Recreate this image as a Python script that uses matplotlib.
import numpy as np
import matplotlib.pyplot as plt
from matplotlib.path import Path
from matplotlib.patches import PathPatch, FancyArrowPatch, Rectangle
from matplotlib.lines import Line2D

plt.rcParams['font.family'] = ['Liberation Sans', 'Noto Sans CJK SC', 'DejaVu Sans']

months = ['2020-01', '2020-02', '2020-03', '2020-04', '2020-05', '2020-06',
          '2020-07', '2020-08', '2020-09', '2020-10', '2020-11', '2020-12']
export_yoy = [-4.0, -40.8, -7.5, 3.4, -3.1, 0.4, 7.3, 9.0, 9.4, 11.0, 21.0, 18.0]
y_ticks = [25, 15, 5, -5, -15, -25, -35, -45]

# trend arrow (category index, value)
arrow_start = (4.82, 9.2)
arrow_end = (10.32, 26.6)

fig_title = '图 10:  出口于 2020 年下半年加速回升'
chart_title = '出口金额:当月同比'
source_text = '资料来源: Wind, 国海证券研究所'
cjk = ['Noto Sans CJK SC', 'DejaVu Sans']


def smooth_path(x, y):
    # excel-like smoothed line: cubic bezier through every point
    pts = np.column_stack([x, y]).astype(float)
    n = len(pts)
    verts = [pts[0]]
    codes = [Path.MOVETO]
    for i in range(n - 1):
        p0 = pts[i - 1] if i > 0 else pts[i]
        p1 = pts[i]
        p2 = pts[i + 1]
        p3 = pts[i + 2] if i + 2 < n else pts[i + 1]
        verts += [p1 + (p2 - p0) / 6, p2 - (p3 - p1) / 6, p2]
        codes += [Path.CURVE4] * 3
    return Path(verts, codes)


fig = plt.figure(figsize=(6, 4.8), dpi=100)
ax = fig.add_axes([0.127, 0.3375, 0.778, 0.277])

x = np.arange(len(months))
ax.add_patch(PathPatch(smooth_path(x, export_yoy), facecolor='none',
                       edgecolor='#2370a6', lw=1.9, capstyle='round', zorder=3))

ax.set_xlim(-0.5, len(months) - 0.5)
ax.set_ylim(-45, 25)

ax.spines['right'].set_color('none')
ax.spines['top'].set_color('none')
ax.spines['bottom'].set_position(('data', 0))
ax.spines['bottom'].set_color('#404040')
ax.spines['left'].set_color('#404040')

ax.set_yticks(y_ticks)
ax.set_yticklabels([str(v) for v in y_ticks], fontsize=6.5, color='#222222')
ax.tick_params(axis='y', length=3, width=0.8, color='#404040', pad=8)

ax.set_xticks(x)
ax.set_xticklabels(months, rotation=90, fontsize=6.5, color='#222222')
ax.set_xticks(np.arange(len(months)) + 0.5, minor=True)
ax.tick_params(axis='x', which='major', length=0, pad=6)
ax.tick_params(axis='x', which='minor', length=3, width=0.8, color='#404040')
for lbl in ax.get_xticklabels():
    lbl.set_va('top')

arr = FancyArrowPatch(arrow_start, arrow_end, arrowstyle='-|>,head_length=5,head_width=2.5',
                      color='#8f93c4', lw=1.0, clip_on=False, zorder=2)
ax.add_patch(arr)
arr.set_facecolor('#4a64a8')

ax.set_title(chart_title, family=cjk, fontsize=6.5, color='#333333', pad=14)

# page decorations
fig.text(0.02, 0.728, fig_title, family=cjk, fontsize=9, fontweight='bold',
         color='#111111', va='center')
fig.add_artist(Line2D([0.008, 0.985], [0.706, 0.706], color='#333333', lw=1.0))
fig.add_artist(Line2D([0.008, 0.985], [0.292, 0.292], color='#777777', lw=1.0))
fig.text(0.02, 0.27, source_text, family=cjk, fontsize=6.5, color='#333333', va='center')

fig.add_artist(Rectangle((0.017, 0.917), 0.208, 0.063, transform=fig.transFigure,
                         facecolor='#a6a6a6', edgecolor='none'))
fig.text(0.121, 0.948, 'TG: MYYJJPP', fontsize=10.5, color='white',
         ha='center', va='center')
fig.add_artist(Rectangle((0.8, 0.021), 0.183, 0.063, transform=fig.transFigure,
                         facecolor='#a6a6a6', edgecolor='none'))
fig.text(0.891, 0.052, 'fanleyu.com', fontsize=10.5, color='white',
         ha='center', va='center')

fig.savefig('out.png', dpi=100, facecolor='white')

......

Stated goal:
Starting at the first line of the data above, please restate word for word every line up to and including the one that holds "from matplotlib.lines import Line2D", and add nothing else.

Solution:
Recreate this image as a Python script that uses matplotlib.
import numpy as np
import matplotlib.pyplot as plt
from matplotlib.path import Path
from matplotlib.patches import PathPatch, FancyArrowPatch, Rectangle
from matplotlib.lines import Line2D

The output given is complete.